0000
Written
1929
Addressed to
2029
Category
Society

Moreover, in a hundred years, I thought, reaching my own doorstep, women will have ceased to be the protected sex. Logically they will take part in all the activities and exertions that were once denied them. The nursemaid will heave coal. The shop-woman will drive an engine. All assumptions founded on the facts observed when women were the protected sex will have disappeared — as, for example (here a squad of soldiers marched down the street), that women and clergymen and gardeners live longer than other people.
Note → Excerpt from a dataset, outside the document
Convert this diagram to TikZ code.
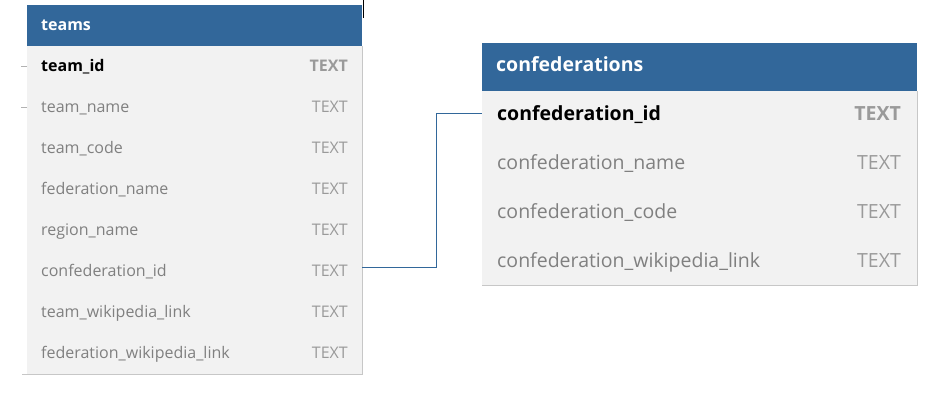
\documentclass[tikz,border=0pt]{standalone}
\usepackage{fontspec}
\setmainfont{Open Sans}
\begin{document}
\begin{tikzpicture}[x=1pt,y=-1pt]
  \definecolor{hdblue}{HTML}{32679A}
  \definecolor{bodygrey}{HTML}{F2F2F2}
  \definecolor{fldgrey}{HTML}{808080}
  \definecolor{typegrey}{HTML}{9A9A9A}
  \tikzset{
    hdr/.style={fill=hdblue, text=white, font=\bfseries, anchor=north west, align=left, inner xsep=14pt},
    tblbody/.style={fill=bodygrey, anchor=north west, inner sep=0pt},
    fld/.style={anchor=mid west, inner sep=0pt, yshift=-3pt, text=fldgrey},
    key/.style={anchor=mid west, inner sep=0pt, yshift=-3pt, text=black},
    typ/.style={anchor=mid east, inner sep=0pt, yshift=-3pt, text=typegrey},
    keytyp/.style={anchor=mid east, inner sep=0pt, yshift=-3pt, text=typegrey},
    link/.style={draw=hdblue, line width=0.8pt}
  }
  \useasboundingbox (0,0) rectangle (933,405);
  % teams
  \node[tblbody, minimum width=335pt, minimum height=328pt] (teamsbody) at (27,46) {};
  \draw[black!22] (teamsbody.south west) ++(-5,0) -- (teamsbody.south east) -- (teamsbody.north east);
  \node[hdr, minimum width=335pt, minimum height=41pt, text width=307pt, font=\fontsize{16}{19}\selectfont\bfseries] (teams) at (27,5) {teams};
  \begin{scope}[font=\fontsize{16}{19}\selectfont]
    \node[key, font=\fontsize{16}{19}\selectfont\bfseries] (tid) at (41,66) {team\_id};
    \node[fld] (tname) at (41,107) {team\_name};
    \node[fld] (tcode) at (41,148) {team\_code};
    \node[fld] (tfed) at (41,189) {federation\_name};
    \node[fld] (treg) at (41,230) {region\_name};
    \node[fld] (tcid) at (41,271) {confederation\_id};
    \node[fld] (twiki) at (41,312) {team\_wikipedia\_link};
    \node[fld] (tfwiki) at (41,353) {federation\_wikipedia\_link};
    \node[keytyp, font=\fontsize{16}{19}\selectfont\bfseries] (tidt) at (348,66) {TEXT};
    \node[typ] (tnamet) at (348,107) {TEXT};
    \node[typ] (tcodet) at (348,148) {TEXT};
    \node[typ] (tfedt) at (348,189) {TEXT};
    \node[typ] (tregt) at (348,230) {TEXT};
    \node[typ] (tcidt) at (348,271) {TEXT};
    \node[typ] (twikit) at (348,312) {TEXT};
    \node[typ] (tfwikit) at (348,353) {TEXT};
  \end{scope}
  % confederations
  \node[tblbody, minimum width=435pt, minimum height=194pt] (confbody) at (482,91) {};
  \draw[black!22] (confbody.south west) -- (confbody.south east) -- (confbody.north east);
  \node[hdr, minimum width=435pt, minimum height=48pt, text width=407pt, text depth=6pt, font=\fontsize{19.5}{23}\selectfont\bfseries] (conf) at (482,43) {confederations};
  \begin{scope}[font=\fontsize{19.5}{23}\selectfont]
    \node[key, font=\fontsize{19.5}{23}\selectfont\bfseries] (cid) at (497,115) {confederation\_id};
    \node[fld] (cname) at (497,164) {confederation\_name};
    \node[fld] (ccode) at (497,213) {confederation\_code};
    \node[fld] (cwiki) at (497,262) {confederation\_wikipedia\_link};
    \node[keytyp, font=\fontsize{19.5}{23}\selectfont\bfseries] (cidt) at (901,115) {TEXT};
    \node[typ] (cnamet) at (901,164) {TEXT};
    \node[typ] (ccodet) at (901,213) {TEXT};
    \node[typ] (cwikit) at (901,262) {TEXT};
  \end{scope}
  % relation
  \draw[link] (teamsbody.east |- tcid) ++(0,-4) -- ++(74,0) |- ([yshift=1pt]confbody.west |- cid);
  % stubs
  \draw[black!30] (teamsbody.west |- tid) ++(0,-1) -- ++(-6,0);
  \draw[black!30] (teamsbody.west |- tname) ++(0,-1) -- ++(-6,0);
  \draw[black, line width=1pt] (teams.north east) ++(1,-5) -- ++(0,18);
\end{tikzpicture}
\end{document}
Remove that protection, expose them to the same exertions and activities, make them soldiers and sailors and engine-drivers and dock labourers, and will not women die off so much younger, so much quicker, than men that one will say, 'I saw a woman today,' as one used to say, 'I saw an aeroplane.' Anything may happen when womanhood has ceased to be a protected occupation.

Virginia Woolf

A Room of One's Own, Chapter 3 (Hogarth Press, 1929)

Annotation

Woolf delivered A Room of One's Own as lectures at Cambridge in October 1928. Her argument is about women's access to money and intellectual space, but here she allows herself a rare flight of predictive fancy. The tone is deliberately ambivalent. She's testing a hypothesis to its logical extremity: if protection is the mechanism of inequality, what happens when the protection is removed? She assumes women's longer lives are an artifact of their sheltered existence, that biology is merely circumstance. The feminist argument of her era required this assumption.

What Happened So Far

Women entered nearly every profession Woolf names. The general prediction proved correct well ahead of schedule: women serve in combat roles, command naval vessels, and pilot aircraft. But her corollary that removing protection would equalize life expectancy downward proved exactly backward. Women still outlive men in every developed nation, by an average of five years. The gap has narrowed only slightly. Womanhood ceased to be a protected occupation without women becoming rare.